Pria asal Cemagi, Mengwi, itu dinyatakan terbukti bersalah melanggar Pasal 21 ayat (2) huruf (a) juncto Pasal 40 ayat (2) UU Nomor 5/1990 tentang Konservasi Sumber Daya Alam dan Ekosistemnya (KSDAE).
Di mana terdakwa memiliki dan memelihara dengan sengaja satwa dilindungi tanpa dilengkapi surat izin dari yang berwenang.
“Menjatuhkan pidana penjara selama tujuh bulan,” ujar hakim Bambang Ekaputra yang memimpin persidangan kemarin (11/7).
Hakim juga menghukum membayar denda Rp 10 juta subsider tiga bulan kurungan. Putusan hakim Bambang ini lebih berat sebulan dibandingkan tuntutan jaksa penuntut umum (JPU) I Gede Raka Arimbawa.
Pada sidang pekan lalu JPU menuntut pidana penjara selama enam bulan. Meski berat, Andika terpaksa harus menerimanya. Pria yang saat diadili mengenakan kaus hitam itu pasrah. “Saya menerima, Yang Mulia,” ujar terdakwa.
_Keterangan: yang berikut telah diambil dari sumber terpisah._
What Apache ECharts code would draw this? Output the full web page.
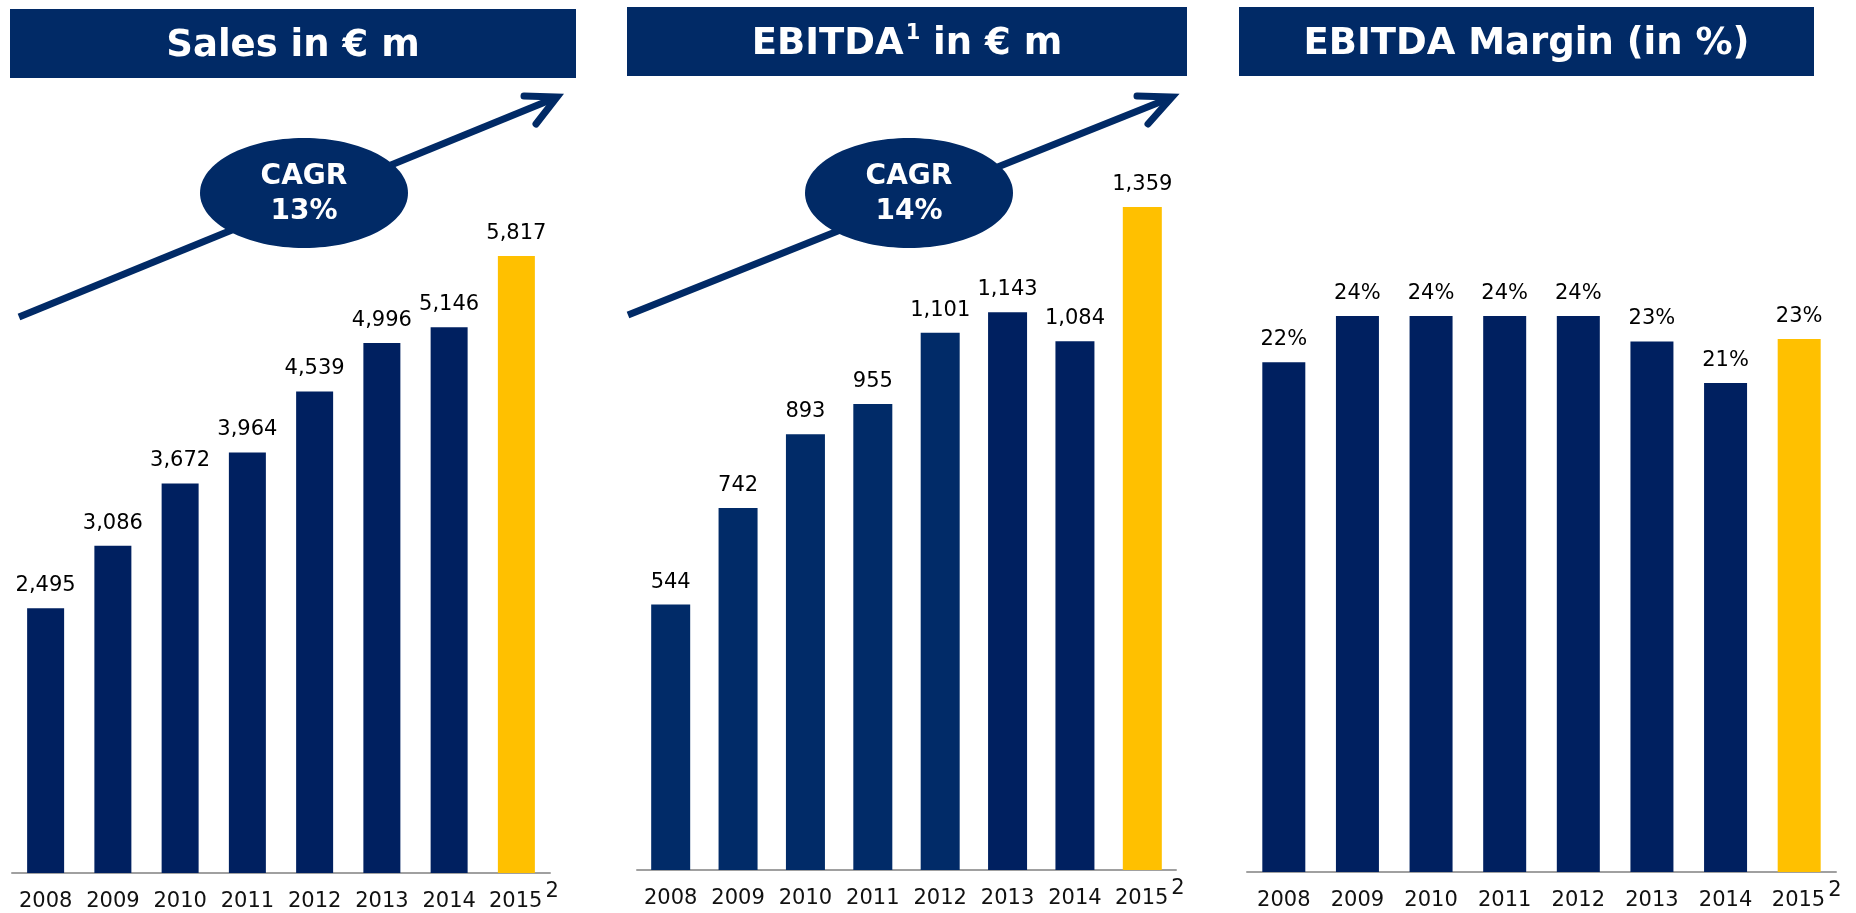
<!DOCTYPE html>
<html>
<head>
<meta charset="utf-8">
<title>Sales, EBITDA and EBITDA margin</title>
<script src="https://cdn.jsdelivr.net/npm/echarts@6/dist/echarts.min.js"></script>
<style>
  html, body { margin: 0; padding: 0; background: #fff; }
  #main { width: 1856px; height: 913px; }
</style>
</head>
<body>
<div id="main"></div>
<script>
// data
const years = ['2008', '2009', '2010', '2011', '2012', '2013', '2014', '2015']
const sales = [2495, 3086, 3672, 3964, 4539, 4996, 5146, 5817]
const ebitda = [544, 742, 893, 955, 1101, 1143, 1084, 1359]
const margin = [22.0, 24.0, 24.0, 24.0, 24.0, 22.9, 21.1, 23.0]
const cagrSales = '13%'
const cagrEbitda = '14%'

const NAVY = '#002060'
const NAVY2 = '#012B68'
const BOX = '#012A66'
const YELLOW = '#FFC000'
const FONT = '"DejaVu Sans", Verdana, sans-serif'

const chart = echarts.init(document.getElementById('main'))

const lastIdx = years.length - 1

const axisX = (gridIndex) => ({
  type: 'category',
  gridIndex: gridIndex,
  data: years,
  axisLine: { lineStyle: { color: '#A0A0A0', width: 2 } },
  axisTick: { length: 7, lineStyle: { color: '#A0A0A0', width: 2 } },
  axisLabel: {
    interval: 0,
    margin: 8,
    formatter: (v, i) => i === lastIdx ? '{sp|}{y|' + v + '}{sup|2}' : '{y|' + v + '}',
    rich: {
      y: { fontFamily: FONT, fontSize: 21, color: '#111', lineHeight: 42 },
      sp: { width: 15 },
      sup: { fontFamily: FONT, fontSize: 21, color: '#111', lineHeight: 21, verticalAlign: 'top', padding: [0, 0, 0, 3] }
    }
  }
})

const axisY = (gridIndex, max) => ({
  type: 'value', gridIndex: gridIndex, min: 0, max: max, show: false,
  splitLine: { show: false }
})

const barLabel = (fmt) => ({
  show: true, position: 'top', distance: 12,
  fontFamily: FONT, fontSize: 21, color: '#000',
  formatter: p => fmt(p.value)
})

const thousands = v => v.toLocaleString('en-US')

// decorations: title boxes, growth arrows, CAGR bubbles
function titleBox(x, y, w, h, rich, text) {
  return [
    { type: 'rect', shape: { x: x, y: y, width: w, height: h }, style: { fill: BOX }, z: 1 },
    { type: 'text', x: x + w / 2, y: y + h / 2 + 3, z: 2,
      style: { text: text, align: 'center', verticalAlign: 'middle', rich: rich,
        fill: '#fff', font: 'bold 37px ' + FONT } }
  ]
}
const titleRich = {
  t: { fontFamily: FONT, fontWeight: 'bold', fontSize: 37, color: '#fff', lineHeight: 42 },
  s: { fontFamily: FONT, fontWeight: 'bold', fontSize: 21, color: '#fff', lineHeight: 21, verticalAlign: 'top', padding: [0, 0, 0, 2] }
}

function arrow(x0, y0, x1, y1, a1, a2, cx, cy, pct) {
  return [
    { type: 'polyline', z: 3, shape: { points: [[x0, y0], [x1, y1]] },
      style: { stroke: BOX, lineWidth: 7, lineCap: 'butt' } },
    { type: 'polyline', z: 3, shape: { points: [a1, [x1 + 2, y1 - 1], a2] },
      style: { stroke: BOX, lineWidth: 7, lineCap: 'round', lineJoin: 'miter', fill: null } },
    { type: 'ellipse', z: 4, shape: { cx: cx, cy: cy, rx: 104, ry: 55 }, style: { fill: BOX } },
    { type: 'text', z: 5, x: cx, y: cy - 16,
      style: { text: 'CAGR', align: 'center', verticalAlign: 'middle', fill: '#fff', font: 'bold 28px ' + FONT } },
    { type: 'text', z: 5, x: cx, y: cy + 19,
      style: { text: pct, align: 'center', verticalAlign: 'middle', fill: '#fff', font: 'bold 28px ' + FONT } }
  ]
}

const graphics = [].concat(
  titleBox(10, 9, 566, 69, titleRich, '{t|Sales in € m}'),
  titleBox(627, 7, 560, 69, titleRich, '{t|EBITDA}{s|1}{t| in € m}'),
  titleBox(1239, 7, 575, 69, titleRich, '{t|EBITDA Margin (in %)}'),
  arrow(19, 317, 555, 98, [524, 96], [536, 124], 304, 193, cagrSales),
  arrow(628, 315, 1170, 98, [1137, 96], [1148, 124], 909, 193, cagrEbitda)
)

chart.setOption({
  animation: false,
  grid: [
    { left: 12, width: 538, top: 130.5, height: 742.5 },
    { left: 637, width: 539, top: 138.2, height: 731.8 },
    { left: 1247, width: 589, top: 176.9, height: 695.1 }
  ],
  xAxis: [axisX(0), axisX(1), axisX(2)],
  yAxis: [axisY(0, 7000), axisY(1, 1500), axisY(2, 30)],
  graphic: { elements: graphics },
  series: [
    {
      name: 'Sales', type: 'bar', xAxisIndex: 0, yAxisIndex: 0, data: sales, barWidth: 37,
      itemStyle: { color: p => p.dataIndex === lastIdx ? YELLOW : NAVY },
      label: barLabel(thousands)
    },
    {
      name: 'EBITDA', type: 'bar', xAxisIndex: 1, yAxisIndex: 1, data: ebitda, barWidth: 39,
      itemStyle: { color: p => p.dataIndex === lastIdx ? YELLOW : (p.dataIndex < 5 ? NAVY2 : NAVY) },
      label: barLabel(thousands)
    },
    {
      name: 'EBITDA Margin', type: 'bar', xAxisIndex: 2, yAxisIndex: 2, data: margin, barWidth: 43,
      itemStyle: { color: p => p.dataIndex === lastIdx ? YELLOW : NAVY },
      label: barLabel(v => Math.round(v) + '%')
    }
  ]
})
</script>
</body>
</html>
Tidak hanya terdakwa, JPU yang diwakili oleh Jaksa Agung Teja juga menerima vonis hakim. Putusan hakim ini seolah tak menggubris pembelaan terdakwa yang mengaku orang tuanya sedang sakit dan butuh perhatian.
Sebelumnya, terdakwa diamankan pada 24 Jajuari 2019 di rumahnya. Adapun satwa yang diamankan oleh pihak Polda Bali saat itu ada lima ekor satwa unggas.
Lima ekor satwa yang dilindungi yang berhasil diamankan dari rumah terdakwa yaitu dua ekor burung Merak, satu ekor burung Cendrawasih, satu ekor burung Kankareng dan seekor burung Alap-alap atau Elang.
Informasi di luar sidang, Andika biasanya menjual satwa dilindungi itu pada sejumlah pejabat penting di Badung.
Sementara Andika mengaku burung-burung itu didapat dari orang tak dikenal yang menjual pada dirinya.